Ringfort (Rath), Ballyhooly, Co. Cork
Co. Cork |
Ringforts
In a pasture above Ballyhooly in north Cork, a low circular swelling in the ground is all that remains visible of an enclosure that once commanded a gentle south-easterly slope.
The rise is modest, just 0.4 metres above the surrounding field level across a span of roughly 30 metres, but what it represents is considerably older than anything else in the neighbourhood. This is a rath, a type of ringfort, the most common form of early medieval settlement in Ireland. Typically earthen, roughly circular, and enclosed by one or more banks and ditches, raths served as farmsteads for families of some local standing, probably between the sixth and tenth centuries.
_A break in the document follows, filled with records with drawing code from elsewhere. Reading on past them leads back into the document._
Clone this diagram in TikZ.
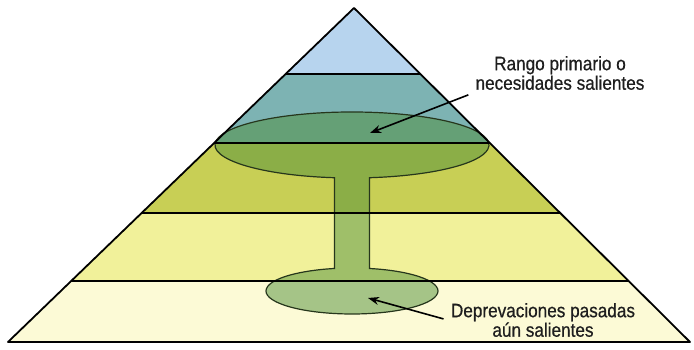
\documentclass[tikz,border=0pt]{standalone}
\usepackage{fontspec}
\setmainfont{Liberation Sans}[FakeStretch=0.88, FakeBold=0.6]
\usepackage{tikz}
\usetikzlibrary{calc, arrows.meta}
\definecolor{capblue}{HTML}{B7D4EE}
\definecolor{tealband}{HTML}{7DB3B3}
\definecolor{oliveband}{HTML}{C8CF55}
\definecolor{yellowband}{HTML}{F1F19A}
\definecolor{creamband}{HTML}{FCFAD6}
\definecolor{cupgreen}{HTML}{4F8F3A}
\definecolor{cupline}{HTML}{26361C}
\definecolor{labelgray}{HTML}{1E1E1E}

\begin{document}
\begin{tikzpicture}[x=1pt,y=1pt,>={Stealth[length=11pt,width=8pt]},
    edge/.style={line width=1.8pt, line join=round},
    cup/.style={fill=cupgreen, fill opacity=0.5, draw=cupline, line width=1.2pt},
    lbl/.style={align=center, text=labelgray, font=\fontsize{19.5}{19.5}\selectfont},
    pointer/.style={->, line width=1.6pt, shorten <=4pt}]
    \useasboundingbox (0,0) rectangle (694,350);
    \coordinate (apex) at (354,342);
    \coordinate (bl) at (8,8);
    \coordinate (br) at (690,8);
    \foreach \t [count=\i] in {0.1826,0.3862,0.5958,0.8024} {
        \coordinate (l\i) at ($(bl)!\t!(apex)$);
        \coordinate (r\i) at ($(br)!\t!(apex)$);
    }

    \fill[creamband] (bl) -- (br) -- (r1) -- (l1) -- cycle;
    \fill[yellowband] (l1) -- (r1) -- (r2) -- (l2) -- cycle;
    \fill[oliveband] (l2) -- (r2) -- (r3) -- (l3) -- cycle;
    \fill[tealband] (l3) -- (r3) -- (r4) -- (l4) -- cycle;
    \fill[capblue] (l4) -- (r4) -- (apex) -- cycle;

    \draw[cup] (352,205) ++(262.66:137 and 33)
        arc[start angle=262.66, end angle=-82.66, x radius=137pt, y radius=33pt]
        -- ($(352,59)+(78.26:86 and 23)$)
        arc[start angle=78.26, end angle=-258.26, x radius=86pt, y radius=23pt]
        -- cycle;

    \foreach \i in {1,...,4}
        \draw[edge] (l\i) -- (r\i);
    \draw[edge] (bl) -- (apex) -- (br) -- cycle;

    \coordinate (rangotip) at (370,217);
    \coordinate (deprtip) at (368,52);
    \node[lbl] (primario) at (560,277) {Rango primario o\\necesidades salientes};
    \node[lbl] (pasadas) at (543,30) {Deprevaciones pasadas\\aún salientes};

    \draw[pointer] (primario.south west) -- (rangotip);
    \draw[pointer] (pasadas.west) -- (deprtip);
\end{tikzpicture}
\end{document}
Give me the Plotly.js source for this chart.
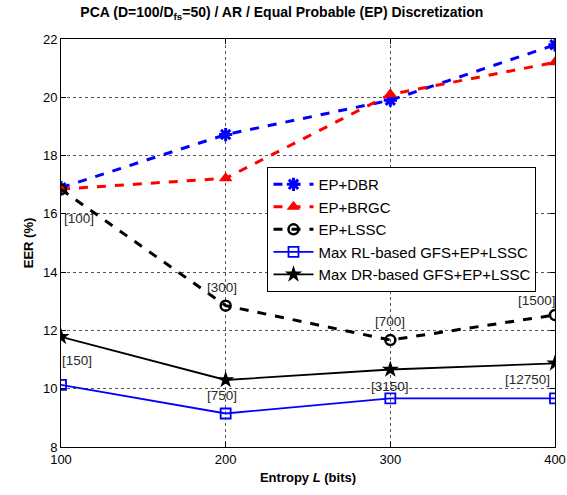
<!DOCTYPE html>
<html><head><meta charset="utf-8">
<script src="https://cdn.plot.ly/plotly-3.0.1.min.js"></script>
<style>body{margin:0;padding:0;background:#fff}#chart{width:567px;height:495px}</style>
</head><body><div id="chart"></div>
<script>
const entropy = [100, 200, 300, 400];
const epDBR = [16.9, 18.72, 19.9, 21.8];
const epBRGC = [16.85, 17.22, 20.1, 21.2];
const epLSSC = [16.84, 12.85, 11.67, 12.53];
const maxRL = [10.13, 9.15, 9.67, 9.67];
const maxDR = [11.78, 10.3, 10.66, 10.87];
const labelsLSSC = ['[100]', '[300]', '[700]', '[1500]'];
const labelsDR = ['[150]', '[750]', '[3150]', '[12750]'];
const yTicks = [8, 10, 12, 14, 16, 18, 20, 22];
const xTicks = [100, 200, 300, 400];

const FONT = 'Liberation Sans, Arial, sans-serif';

const traces = [
  {x: entropy, y: epDBR, name: 'EP+DBR', mode: 'lines+markers',
   line: {color: '#0000ff', width: 3, dash: 'dash'},
   marker: {symbol: 'asterisk-open', size: 11, color: '#0000ff', line: {color: '#0000ff', width: 3}}},
  {x: entropy, y: epBRGC, name: 'EP+BRGC', mode: 'lines+markers',
   line: {color: '#ff0000', width: 3, dash: 'dash'},
   marker: {symbol: 'triangle-up', size: 12, color: '#ff0000'}},
  {x: entropy, y: epLSSC, name: 'EP+LSSC', mode: 'lines+markers',
   line: {color: '#000000', width: 3, dash: 'dash'},
   marker: {symbol: 'circle-open', size: 10, color: '#000000', line: {color: '#000000', width: 2.5}}},
  {x: entropy, y: maxRL, name: 'Max RL-based GFS+EP+LSSC', mode: 'lines+markers',
   line: {color: '#0000ff', width: 1.8},
   marker: {symbol: 'square-open', size: 10, color: '#0000ff', line: {color: '#0000ff', width: 1.8}}},
  {x: entropy, y: maxDR, name: 'Max DR-based GFS+EP+LSSC', mode: 'lines+markers',
   line: {color: '#000000', width: 1.8},
   marker: {symbol: 'star', size: 13, color: '#000000'}}
];

// label offsets (in data units) relative to each point
const offLSSC = [[11, -1.0], [-2, 0.62], [0, 0.64], [-11, 0.5]];
const offDR = [[10, -0.8], [-2, -0.52], [0, -0.6], [-17, -0.57]];
const annotations = [];
const annFont = {family: FONT, size: 13.5, color: '#2a2a2a'};
labelsLSSC.forEach((t, i) => annotations.push({x: entropy[i] + offLSSC[i][0], y: epLSSC[i] + offLSSC[i][1], text: t, showarrow: false, xanchor: 'center', yanchor: 'middle', font: annFont}));
labelsDR.forEach((t, i) => annotations.push({x: entropy[i] + offDR[i][0], y: maxDR[i] + offDR[i][1], text: t, showarrow: false, xanchor: 'center', yanchor: 'middle', font: annFont}));

const axisCommon = {
  showline: true, mirror: 'ticks', linecolor: '#000', linewidth: 1,
  ticks: 'inside', ticklen: 5, tickcolor: '#000',
  showgrid: true, gridcolor: '#555', griddash: 'dot', gridwidth: 1,
  zeroline: false,
  tickfont: {family: FONT, size: 13, color: '#000'}
};

const layout = {
  width: 567, height: 495,
  margin: {l: 61, r: 12, t: 39, b: 48},
  paper_bgcolor: '#fff', plot_bgcolor: '#fff',
  title: {text: '<b>PCA (D=100/D<sub>fs</sub>=50) / AR / Equal Probable (EP) Discretization</b>',
          x: 0.497, xanchor: 'center', xref: 'container', y: 0.985, yanchor: 'top',
          font: {family: FONT, size: 14, color: '#000'}},
  xaxis: Object.assign({}, axisCommon, {range: [100, 400], tickvals: xTicks,
    title: {text: '<b>Entropy <i>L</i> (bits)</b>', standoff: 7, font: {family: FONT, size: 13, color: '#000'}}}),
  yaxis: Object.assign({}, axisCommon, {range: [8, 22], tickvals: yTicks,
    title: {text: '<b>EER (%)</b>', standoff: 6, font: {family: FONT, size: 13, color: '#000'}}}),
  legend: {x: 0.418, y: 0.686, xanchor: 'left', yanchor: 'top',
    bgcolor: '#fff', bordercolor: '#000', borderwidth: 1,
    font: {family: FONT, size: 15, color: '#000'},
    tracegroupgap: 0, itemwidth: 40},
  annotations: annotations,
  showlegend: true
};

Plotly.newPlot('chart', traces, layout, {displayModeBar: false, staticPlot: true});
</script></body></html>
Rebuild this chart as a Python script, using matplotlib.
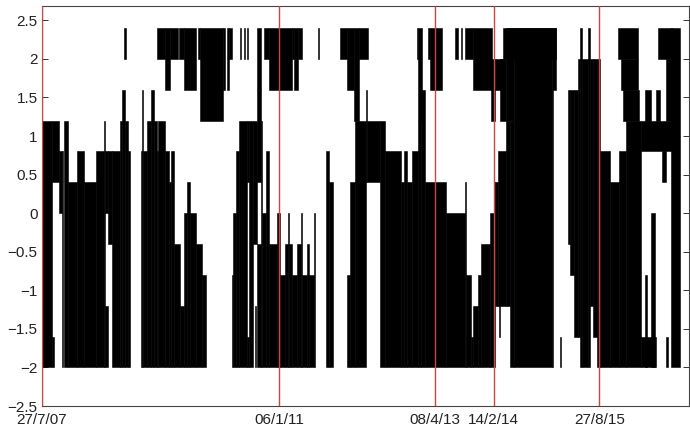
import numpy as np
import matplotlib
matplotlib.use('Agg')
import matplotlib.pyplot as plt
import matplotlib.dates as mdates

plt.rcParams['font.family'] = ['Liberation Sans', 'DejaVu Sans']

# ---------------- data ----------------
start_date = np.datetime64('2007-07-27')   # week 0
n_weeks = 490                              # span of the time axis, in weeks

# lower filled blocks: start week, end week, lower value, upper value
lower_start = [0, 8, 8, 13, 15, 17, 20, 27, 32, 41, 47, 48, 48, 50, 53, 59, 61, 63, 65,
               75, 76, 77, 80, 83, 85, 87, 88, 93, 96, 98, 100, 105, 108, 110, 112, 117, 121,
               144, 145, 147, 149, 155, 155, 157, 160, 161, 163, 163, 166, 167, 170, 172, 178,
               180, 184, 186, 187, 189, 193, 196, 197, 201, 202, 206,
               215, 217, 231, 233, 237, 245, 246, 256, 260, 272, 274, 276, 280, 285, 287, 290,
               306, 320, 321, 325, 326, 330, 332, 339, 342, 343, 345, 346, 351, 354, 357, 386,
               392, 398, 400, 403, 406, 407, 409, 413, 415, 417, 420, 422, 430, 437, 442,
               453, 453, 456, 461, 469, 472, 476]
lower_end = [8, 9, 13, 15, 16, 20, 27, 32, 41, 47, 48, 50, 50, 53, 59, 61, 63, 65, 67,
             76, 77, 80, 83, 85, 87, 88, 93, 96, 98, 100, 105, 108, 110, 112, 117, 121, 124,
             145, 147, 149, 155, 157, 157, 160, 163, 162, 166, 166, 167, 170, 172, 178, 180,
             184, 186, 187, 189, 193, 196, 197, 201, 202, 206, 207,
             217, 220, 233, 237, 245, 246, 256, 260, 272, 274, 276, 280, 285, 287, 290, 306,
             320, 321, 325, 326, 330, 332, 339, 342, 343, 345, 351, 347, 354, 357, 386, 387,
             393, 400, 403, 406, 407, 409, 413, 415, 417, 420, 422, 430, 437, 442, 453,
             477, 465, 458, 464, 472, 474, 483]
lower_low = [-2, -2, 0.4, 0, -2, -2, -2, -2, -2, -2, -2, 0, -2, -0.4, -2, -2, -2, -2, -2,
             -2, -2, -2, -2, -2, -2, -2, -2, -2, -2, -2, -2, -2, -2, -2, -2, -2, -2,
             -2, -2, -2, -2, 0.4, -2, -2, -0.4, -2, 0.4, -2, -2, -2, -2, -2, -2,
             -2, -2, -2, -2, -2, -2, -2, -2, -2, -2, -2,
             -2, -2, -2, -2, -2, 0.4, 0.4, -2, -2, -2, -2, -2, -2, -2, -2, -2,
             -2, -2, -2, -2, -2, -2, -2, -2, -2, -1.2, -1.2, -1.6, -1.2, -2, -2, -2,
             -2, -0.4, -0.8, -1.6, -1.6, -2, -2, -2, -1.2, -1.6, -2, -2, -2, -2, -2,
             0.8, -2, -2, -2, 0.4, -2, -2]
lower_high = [1.2, -1.6, 1.2, 0.8, 0.8, 1.2, 0.4, 0.8, 0.4, 0.8, 1.2, 0.8, -1.2, 0.8, 0.8, 1.2, 1.6, 1.2, 0.8,
              0.8, 1.6, 0.8, 1.2, 1.6, 1.2, 0.8, 1.2, 0.8, 0.4, 0.8, -0.4, -1.2, 0, 0.4, 0, -0.4, -0.8,
              -0.8, 0, 0.8, 1.2, 1.2, -1.6, 1.2, 1.2, -1.2, 1.6, -0.4, 1.2, 0, 0.8, -0.4, 0,
              -0.8, -0.4, 0, -0.4, -0.8, -0.4, 0, -0.8, -0.4, -0.8, 0,
              0.8, 0.4, -0.8, 0.4, 1.2, 1.6, 1.2, 1.2, 0.8, 0.4, 0.8, 0.4, 0.8, 1.2, 1.6, 0.4,
              0, 0.4, -0.8, -1.6, -1.2, -0.8, -0.4, 0, 0.4, 0.4, 0.8, -1.2, 1.2, 1.2, 2.4, 1.6,
              -1.6, 1.6, 1.6, 1.6, 2.0, 2.4, 2.0, 2.4, 2.0, 2.0, 2.0, 0.8, 0.4, 0.8, 1.2,
              1.2, -1.6, -0.8, 0, 0.8, -1.6, 2.4]

# upper filled blocks: start week, end week, lower value, upper value
upper_start = [62, 87, 93, 97, 104, 108, 118, 120, 137, 140, 142, 150, 153, 155,
               163, 168, 172, 189, 191, 194, 209, 226, 231, 236, 240, 284, 285, 292, 294,
               313, 317, 320, 326, 340, 343, 347, 349, 351, 386,
               436, 438, 440, 456, 465, 466, 472]
upper_end = [64, 93, 97, 103, 108, 117, 120, 137, 139, 142, 144, 151, 154, 156,
             166, 172, 189, 191, 194, 197, 210, 231, 236, 240, 247, 285, 288, 294, 303,
             315, 318, 326, 341, 343, 349, 351, 389, 357, 389,
             451, 451, 452, 461, 468, 477, 477]
upper_low = [2.0, 2.0, 1.6, 2.0, 2.0, 1.6, 2.0, 1.2, 1.6, 1.6, 2.0, 2.0, 2.0, 2.0,
             1.6, 2.0, 1.6, 2.0, 1.6, 2.0, 2.0, 2.0, 1.6, 1.2, 2.0, 2.0, 1.2, 2.0, 1.6,
             2.0, 2.0, 2.0, 1.6, 1.2, 1.6, 1.2, 2.0, 1.2, 1.6,
             2.0, 1.6, 1.2, 1.2, 1.2, 2.0, 1.2]
upper_high = [2.4, 2.4, 2.4, 2.4, 2.4, 2.4, 2.4, 2.4, 2.4, 2.4, 2.4, 2.4, 2.4, 2.4,
              2.4, 2.4, 2.4, 2.4, 2.4, 2.4, 2.4, 2.4, 2.4, 2.4, 2.4, 2.4, 2.4, 2.4, 2.4,
              2.4, 2.4, 2.4, 2.4, 2.0, 2.0, 2.0, 2.4, 2.4, 2.4,
              2.4, 2.0, 1.6, 1.6, 1.6, 2.4, 2.0]

event_dates = ['2007-07-27', '2011-01-06', '2013-04-08', '2014-02-14', '2015-08-27']
event_labels = ['27/7/07', '06/1/11', '08/4/13', '14/2/14', '27/8/15']
ytick_values = [-2.5, -2, -1.5, -1, -0.5, 0, 0.5, 1, 1.5, 2, 2.5]

# ---------------- plot ----------------
fig = plt.figure(figsize=(6.9, 4.34), dpi=100)
ax = fig.add_axes([0.0604, 0.0645, 0.9388, 0.9224])

week = np.timedelta64(7, 'D')


def week_to_num(w):
    d = (start_date + np.asarray(w) * week).astype('datetime64[D]')
    return mdates.date2num(d.astype(object))


for s_list, e_list, lo_list, hi_list in [(lower_start, lower_end, lower_low, lower_high),
                                         (upper_start, upper_end, upper_low, upper_high)]:
    x0 = week_to_num(s_list)
    widths = (np.array(e_list) - np.array(s_list)) * 7.0
    lows = np.array(lo_list, dtype=float)
    heights = np.array(hi_list, dtype=float) - lows
    ax.bar(x0, heights, width=widths, bottom=lows, align='edge',
           color='black', edgecolor='black', linewidth=0.4, zorder=2)

ev = mdates.date2num([np.datetime64(d).astype(object) for d in event_dates])
for d in ev:
    ax.axvline(d, color='#d0453f', linewidth=1.0, zorder=3)

ax.set_xlim(week_to_num(0), week_to_num(n_weeks))
ax.set_ylim(-2.5, 2.69)

ax.set_xticks(ev)
ax.set_xticklabels(event_labels)
ax.set_yticks(ytick_values)
ax.set_yticklabels([('%g' % v).replace('-', '\u2212') for v in ytick_values])

ax.tick_params(direction='in', length=4, width=0.7, color='#333333',
               labelsize=11, labelcolor='#222222', pad=3,
               top=True, right=True)
ax.tick_params(axis='x', pad=5)
for s in ax.spines.values():
    s.set_color('#444444')
    s.set_linewidth(0.8)

fig.savefig('out.png', dpi=100)
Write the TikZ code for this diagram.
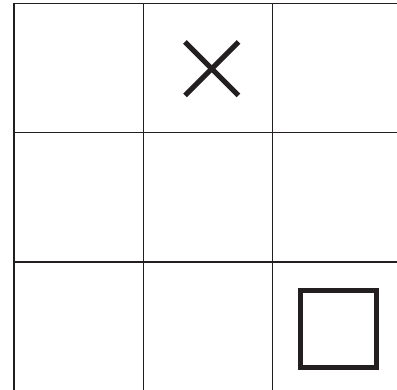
\documentclass[tikz,border=0pt]{standalone}
\begin{document}
\begin{tikzpicture}[x=1pt,y=-1pt]
\definecolor{ink}{HTML}{231F20}
\tikzset{gridline/.style={draw=ink,line width=1.3pt},
  markline/.style={draw=ink,line width=5pt}}
\useasboundingbox (0,0) rectangle (397,390);
\path[fill=white] (0,0) rectangle (397,390);
% vertical lines
\foreach \x in {14,143.5,272.5} \draw[gridline] (\x,3.5) -- (\x,390);
% horizontal lines
\foreach \y in {3.5,132.5,262} \draw[gridline] (14,\y) -- (397,\y);
% X mark
\draw[markline] (185,42) -- (238.5,95.5);
\draw[markline] (238.5,42) -- (185,95.5);
% square mark
\draw[markline] (300.8,290.8) rectangle (376.8,367.5);
\end{tikzpicture}
\end{document}
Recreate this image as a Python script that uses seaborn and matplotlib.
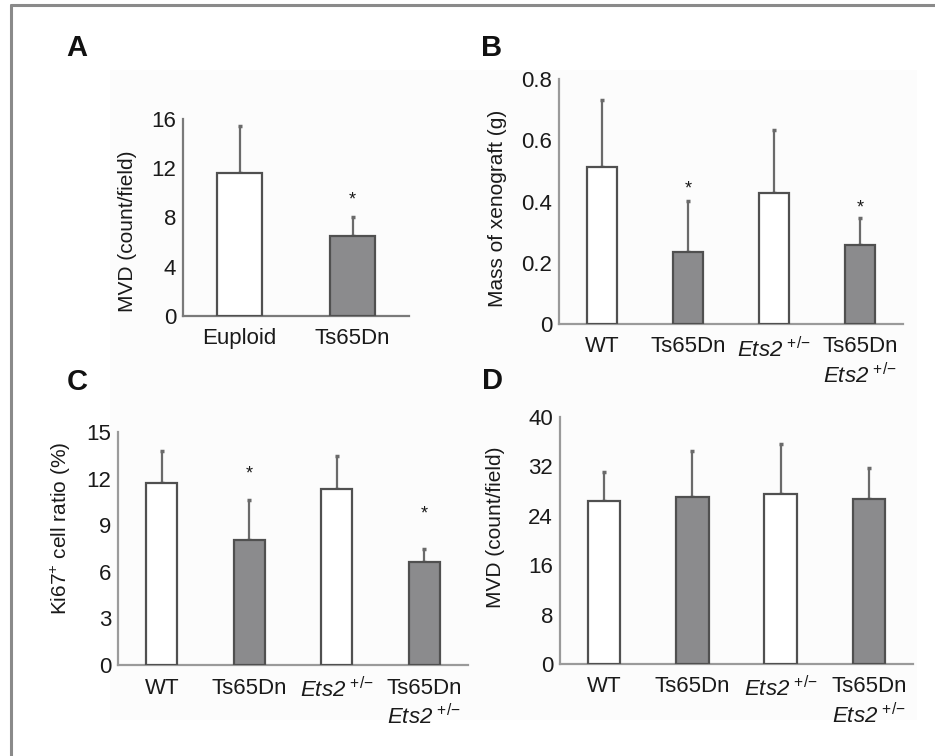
import matplotlib
matplotlib.use("Agg")
import matplotlib.pyplot as plt
import seaborn as sns
import pandas as pd
from matplotlib.patches import Rectangle
from matplotlib.lines import Line2D

# ---------------- data ----------------
a_categories = ["Euploid", "Ts65Dn"]
a_means = [11.6, 6.5]
a_sd = [3.8, 1.55]
a_star_y = [None, 9.4]
a_yticks = [0, 4, 8, 12, 16]

group_categories = ["WT", "Ts65Dn", "Ets2+/-", "Ts65Dn Ets2+/-"]
group_ticklabels = ["WT", "Ts65Dn", r"$\mathsf{Ets2}^{\,+\!/\!-}$",
                    "Ts65Dn\n" + r"$\mathsf{Ets2}^{\,+\!/\!-}$"]

b_means = [0.512, 0.236, 0.427, 0.258]
b_sd = [0.219, 0.167, 0.206, 0.089]
b_star_y = [None, 0.44, None, 0.38]
b_yticks = [0, 0.2, 0.4, 0.6, 0.8]
b_yticklabels = ["0", "0.2", "0.4", "0.6", "0.8"]

c_means = [11.7, 8.05, 11.35, 6.6]
c_sd = [2.1, 2.6, 2.1, 0.9]
c_star_y = [None, 12.3, None, 9.7]
c_yticks = [0, 3, 6, 9, 12, 15]

d_means = [26.4, 27.0, 27.6, 26.8]
d_sd = [4.7, 7.5, 8.0, 4.9]
d_star_y = [None, None, None, None]
d_yticks = [0, 8, 16, 24, 32, 40]

# ---------------- style ----------------
sns.set_style("white")
plt.rcParams["font.family"] = ["Liberation Sans", "DejaVu Sans"]
plt.rcParams["mathtext.fontset"] = "custom"
plt.rcParams["mathtext.rm"] = "Liberation Sans"
plt.rcParams["mathtext.it"] = "Liberation Sans:italic"
plt.rcParams["mathtext.sf"] = "Liberation Sans:italic"
plt.rcParams["mathtext.bf"] = "Liberation Sans:bold"

W, H = 935, 756
fig = plt.figure(figsize=(W / 100, H / 100), dpi=100)
fig.patch.set_facecolor("white")

# light panel background and frame lines
fig.patches.append(Rectangle((110 / W, 1 - 720 / H), (917 - 110) / W, (720 - 70) / H,
                             transform=fig.transFigure, facecolor="#fcfcfc",
                             edgecolor="none", zorder=-10))
fig.lines.append(Line2D([11 / W, 1], [1 - 5 / H, 1 - 5 / H], transform=fig.transFigure,
                        color="#8a8a8a", lw=2.2))
fig.lines.append(Line2D([11 / W, 11 / W], [0, 1 - 5 / H], transform=fig.transFigure,
                        color="#8a8a8a", lw=2.2))

WHITE = "#ffffff"
GRAY = "#8b8b8d"
EDGE = "#505050"
ERR = "#6a6a6a"
SPINE = "#9a9a9a"
TXT = "#1a1a1a"
FS = 16


def px_axes(l, r, b, t):
    return fig.add_axes([l / W, 1 - b / H, (r - l) / W, (b - t) / H])


def draw_panel(ax, cats, labels, means, sds, stars, yticks, yticklabels, ylim,
               width, ylabel, label_xy, letter, letter_xy, spine_color=SPINE):
    n = len(cats)
    colors = [WHITE if i % 2 == 0 else GRAY for i in range(n)]
    df = pd.DataFrame({"cat": cats, "val": means})
    sns.barplot(data=df, x="cat", y="val", hue="cat", palette=colors, legend=False,
                width=width, edgecolor=EDGE, linewidth=1.6, ax=ax, zorder=3)
    for i in range(n):
        ax.errorbar(i, means[i], yerr=[[0], [sds[i]]], fmt="none", ecolor=ERR,
                    elinewidth=1.6, capsize=1.5, capthick=2.5, zorder=2)
        if stars[i] is not None:
            ax.text(i, stars[i], "*", ha="center", va="center", fontsize=13, color=TXT)
    ax.set_facecolor("none")
    ax.set_xlim(-0.5, n - 0.5)
    ax.set_ylim(*ylim)
    ax.set_yticks(yticks)
    ax.set_yticklabels(yticklabels)
    ax.set_xticks(range(n))
    ax.set_xticklabels(labels, fontsize=FS, color=TXT, linespacing=1.25, va="top")
    ax.set_xticks([k + 0.5 for k in range(n)], minor=True)
    ax.tick_params(axis="x", which="major", length=0, pad=9)
    ax.tick_params(axis="x", which="minor", length=3, direction="inout", color=SPINE)
    ax.tick_params(axis="y", which="major", length=3, direction="in", color=SPINE,
                   labelsize=FS, labelcolor=TXT, pad=5)
    ax.set_xlabel("")
    ax.set_ylabel(ylabel, fontsize=15, color=TXT)
    ax.yaxis.set_label_coords(*label_xy)
    for s in ["top", "right"]:
        ax.spines[s].set_visible(False)
    for s in ["left", "bottom"]:
        ax.spines[s].set_color(spine_color)
        ax.spines[s].set_linewidth(1.6)
    fig.text(letter_xy[0] / W, 1 - letter_xy[1] / H, letter, fontsize=21,
             fontweight="bold", color="#111111", ha="left", va="center")


axA = px_axes(183, 409, 316, 119)
draw_panel(axA, a_categories, a_categories, a_means, a_sd, a_star_y, a_yticks,
           [str(v) for v in a_yticks], (0, 16), 0.4, "MVD (count/field)",
           (-0.205, 0.43), "A", (66, 48), spine_color="#7a7a7a")

axB = px_axes(559, 903, 324, 79)
draw_panel(axB, group_categories, group_ticklabels, b_means, b_sd, b_star_y, b_yticks,
           b_yticklabels, (0, 0.8), 0.36, "Mass of xenograft (g)",
           (-0.151, 0.473), "B", (481, 48))

axC = px_axes(118, 468, 665, 432)
draw_panel(axC, group_categories, group_ticklabels, c_means, c_sd, c_star_y, c_yticks,
           [str(v) for v in c_yticks], (0, 15), 0.355, "Ki67$^{+}$ cell ratio (%)",
           (-0.129, 0.585), "C", (67, 382))

axD = px_axes(560, 913, 664, 417)
draw_panel(axD, group_categories, group_ticklabels, d_means, d_sd, d_star_y, d_yticks,
           [str(v) for v in d_yticks], (0, 40), 0.37, "MVD (count/field)",
           (-0.156, 0.555), "D", (482, 381))

fig.savefig("out.png", dpi=100)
The one at Ballyhooly is unassuming enough on the ground, but it has left a clear trace in the documentary and aerial record.
The Ordnance Survey mapped it as early as 1842, rendering it in the standard hachured style used to show circular enclosures, with a diameter of around 22 metres for the core feature. Later editions of the six-inch map, from 1905 and 1935, continued to record it as a raised circular area, meaning the earthwork was holding its shape across nearly a century of agricultural use. The most revealing evidence, however, came from the air. An aerial photograph captured the site as a cropmark, showing not just the bank but an external fosse, the ditch that would have run around the outside of the enclosing bank, giving the whole structure both a defensive edge and a symbolic boundary. Cropmarks appear when buried or levelled features affect soil moisture, causing overlying crops to grow differently, and they can reveal detail that is entirely invisible at ground level. Adding another layer of interest, a second ringfort sits just 40 metres to the south-west, suggesting this ridge above Ballyhooly was a place of some sustained settlement in the early medieval period rather than a single isolated farmstead.